**GIVEN ENTRIES**
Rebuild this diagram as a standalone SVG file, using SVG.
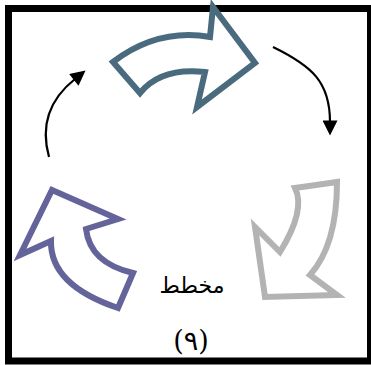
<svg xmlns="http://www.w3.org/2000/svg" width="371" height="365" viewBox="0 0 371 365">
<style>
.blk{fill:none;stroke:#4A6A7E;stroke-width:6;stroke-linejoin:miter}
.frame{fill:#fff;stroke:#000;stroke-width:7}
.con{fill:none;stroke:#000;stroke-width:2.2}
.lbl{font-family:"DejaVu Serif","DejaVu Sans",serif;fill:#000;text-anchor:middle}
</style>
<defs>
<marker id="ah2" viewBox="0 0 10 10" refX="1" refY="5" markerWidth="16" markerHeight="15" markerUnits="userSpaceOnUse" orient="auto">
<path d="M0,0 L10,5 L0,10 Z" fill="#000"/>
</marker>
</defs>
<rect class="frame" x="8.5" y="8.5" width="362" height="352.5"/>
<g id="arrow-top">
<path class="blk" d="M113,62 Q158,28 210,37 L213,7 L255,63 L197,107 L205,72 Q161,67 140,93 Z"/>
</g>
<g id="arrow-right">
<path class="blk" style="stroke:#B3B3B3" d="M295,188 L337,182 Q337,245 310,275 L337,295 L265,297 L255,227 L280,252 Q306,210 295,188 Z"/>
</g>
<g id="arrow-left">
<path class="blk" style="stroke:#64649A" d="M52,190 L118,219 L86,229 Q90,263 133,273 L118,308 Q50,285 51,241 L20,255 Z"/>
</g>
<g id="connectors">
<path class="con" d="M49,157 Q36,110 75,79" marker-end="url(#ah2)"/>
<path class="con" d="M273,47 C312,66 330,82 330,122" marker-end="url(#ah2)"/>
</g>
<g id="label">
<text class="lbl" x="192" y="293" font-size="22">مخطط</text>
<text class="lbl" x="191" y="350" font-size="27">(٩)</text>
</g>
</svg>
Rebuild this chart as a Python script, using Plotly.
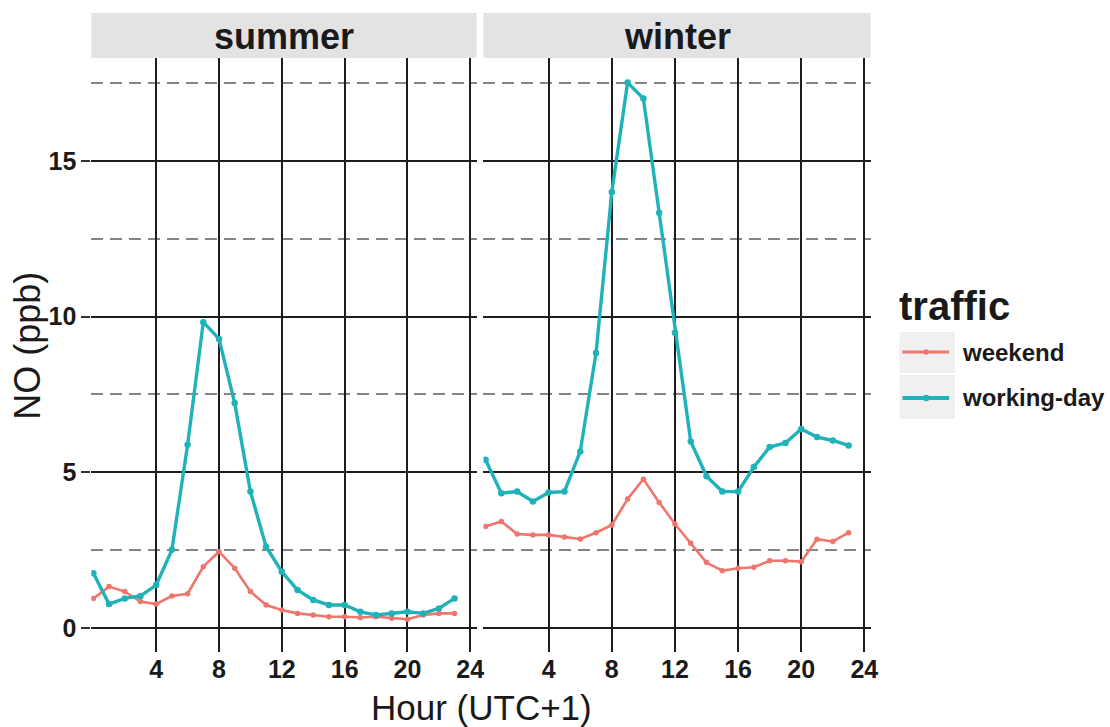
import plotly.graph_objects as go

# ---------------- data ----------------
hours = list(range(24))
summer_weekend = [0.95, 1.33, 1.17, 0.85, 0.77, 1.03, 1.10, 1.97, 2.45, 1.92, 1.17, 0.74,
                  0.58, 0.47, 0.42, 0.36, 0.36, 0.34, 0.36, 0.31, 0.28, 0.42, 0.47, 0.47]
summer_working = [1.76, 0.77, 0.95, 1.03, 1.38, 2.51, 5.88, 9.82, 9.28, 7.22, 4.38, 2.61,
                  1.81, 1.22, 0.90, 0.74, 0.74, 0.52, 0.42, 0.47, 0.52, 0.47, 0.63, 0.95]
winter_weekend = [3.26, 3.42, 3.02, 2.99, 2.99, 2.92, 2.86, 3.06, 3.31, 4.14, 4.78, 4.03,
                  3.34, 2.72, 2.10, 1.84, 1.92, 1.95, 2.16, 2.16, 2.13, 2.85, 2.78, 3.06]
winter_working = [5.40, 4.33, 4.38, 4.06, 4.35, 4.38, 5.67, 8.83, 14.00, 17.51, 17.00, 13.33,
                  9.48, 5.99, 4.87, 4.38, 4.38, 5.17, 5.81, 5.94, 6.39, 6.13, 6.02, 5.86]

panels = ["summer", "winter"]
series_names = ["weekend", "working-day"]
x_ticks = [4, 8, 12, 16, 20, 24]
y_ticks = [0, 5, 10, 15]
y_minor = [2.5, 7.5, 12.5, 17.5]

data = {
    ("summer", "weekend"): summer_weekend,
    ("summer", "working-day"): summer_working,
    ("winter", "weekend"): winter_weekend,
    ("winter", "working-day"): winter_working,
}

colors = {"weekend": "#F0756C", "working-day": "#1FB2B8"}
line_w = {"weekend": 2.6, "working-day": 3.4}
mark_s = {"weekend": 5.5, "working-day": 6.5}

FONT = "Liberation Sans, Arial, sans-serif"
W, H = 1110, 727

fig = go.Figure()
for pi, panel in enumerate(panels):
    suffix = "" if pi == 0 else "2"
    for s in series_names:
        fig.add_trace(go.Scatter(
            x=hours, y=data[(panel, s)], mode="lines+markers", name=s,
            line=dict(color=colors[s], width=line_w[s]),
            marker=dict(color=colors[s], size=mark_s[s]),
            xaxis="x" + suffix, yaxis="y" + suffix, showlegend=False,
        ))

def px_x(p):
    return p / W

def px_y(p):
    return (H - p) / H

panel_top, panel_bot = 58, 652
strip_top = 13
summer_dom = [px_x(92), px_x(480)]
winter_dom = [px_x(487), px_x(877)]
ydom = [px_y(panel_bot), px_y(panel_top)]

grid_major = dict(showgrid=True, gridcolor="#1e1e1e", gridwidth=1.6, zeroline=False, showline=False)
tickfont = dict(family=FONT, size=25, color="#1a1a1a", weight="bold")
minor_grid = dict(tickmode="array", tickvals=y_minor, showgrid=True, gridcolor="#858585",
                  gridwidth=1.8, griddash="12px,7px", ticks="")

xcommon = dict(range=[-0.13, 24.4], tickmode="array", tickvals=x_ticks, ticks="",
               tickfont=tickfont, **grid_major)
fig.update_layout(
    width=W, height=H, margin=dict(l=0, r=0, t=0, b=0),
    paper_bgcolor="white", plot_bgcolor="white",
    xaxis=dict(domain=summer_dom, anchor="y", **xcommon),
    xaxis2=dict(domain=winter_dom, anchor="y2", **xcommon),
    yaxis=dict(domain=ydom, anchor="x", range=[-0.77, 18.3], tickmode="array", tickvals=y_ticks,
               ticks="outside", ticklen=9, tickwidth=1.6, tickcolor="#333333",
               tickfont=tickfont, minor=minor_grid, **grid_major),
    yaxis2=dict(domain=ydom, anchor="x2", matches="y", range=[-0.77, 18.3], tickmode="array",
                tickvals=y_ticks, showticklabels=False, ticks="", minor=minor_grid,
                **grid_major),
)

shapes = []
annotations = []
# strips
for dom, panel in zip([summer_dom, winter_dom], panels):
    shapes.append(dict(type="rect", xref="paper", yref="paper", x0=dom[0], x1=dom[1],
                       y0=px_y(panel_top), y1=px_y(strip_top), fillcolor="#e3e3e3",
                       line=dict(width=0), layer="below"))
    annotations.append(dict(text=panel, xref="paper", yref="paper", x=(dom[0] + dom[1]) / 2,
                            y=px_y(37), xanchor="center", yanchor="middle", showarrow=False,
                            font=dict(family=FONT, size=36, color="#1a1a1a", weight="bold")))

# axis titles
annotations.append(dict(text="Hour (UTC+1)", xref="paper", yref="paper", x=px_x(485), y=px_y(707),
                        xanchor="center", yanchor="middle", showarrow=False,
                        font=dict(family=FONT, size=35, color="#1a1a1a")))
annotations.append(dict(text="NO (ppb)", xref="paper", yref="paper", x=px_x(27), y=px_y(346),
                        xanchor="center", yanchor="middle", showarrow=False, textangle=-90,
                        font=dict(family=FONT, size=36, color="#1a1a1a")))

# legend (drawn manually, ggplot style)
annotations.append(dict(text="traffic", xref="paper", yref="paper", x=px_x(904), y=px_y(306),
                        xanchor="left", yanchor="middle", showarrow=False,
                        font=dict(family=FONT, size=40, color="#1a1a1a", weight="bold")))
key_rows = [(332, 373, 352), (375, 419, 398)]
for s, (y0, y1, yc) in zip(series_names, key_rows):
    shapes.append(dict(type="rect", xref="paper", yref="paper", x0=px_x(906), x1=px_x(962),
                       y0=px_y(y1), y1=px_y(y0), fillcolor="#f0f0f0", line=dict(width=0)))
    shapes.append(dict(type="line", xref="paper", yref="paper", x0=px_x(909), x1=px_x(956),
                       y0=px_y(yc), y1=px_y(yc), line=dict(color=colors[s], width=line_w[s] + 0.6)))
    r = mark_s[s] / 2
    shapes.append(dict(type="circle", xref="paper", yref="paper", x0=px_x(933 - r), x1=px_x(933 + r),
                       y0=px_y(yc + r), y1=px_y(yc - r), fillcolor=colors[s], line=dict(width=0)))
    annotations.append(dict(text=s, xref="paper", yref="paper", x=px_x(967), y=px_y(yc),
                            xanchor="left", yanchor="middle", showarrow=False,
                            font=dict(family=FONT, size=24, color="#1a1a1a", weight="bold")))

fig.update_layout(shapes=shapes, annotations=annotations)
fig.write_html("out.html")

**GOAL**
Word for word, retype the lines in the entries above that run from the one with "Rebuild this chart" through the one with "import plotly.graph_objects as go". Both ends count; pictures do not.

**WRITTEN REPLY**
Rebuild this chart as a Python script, using Plotly.
import plotly.graph_objects as go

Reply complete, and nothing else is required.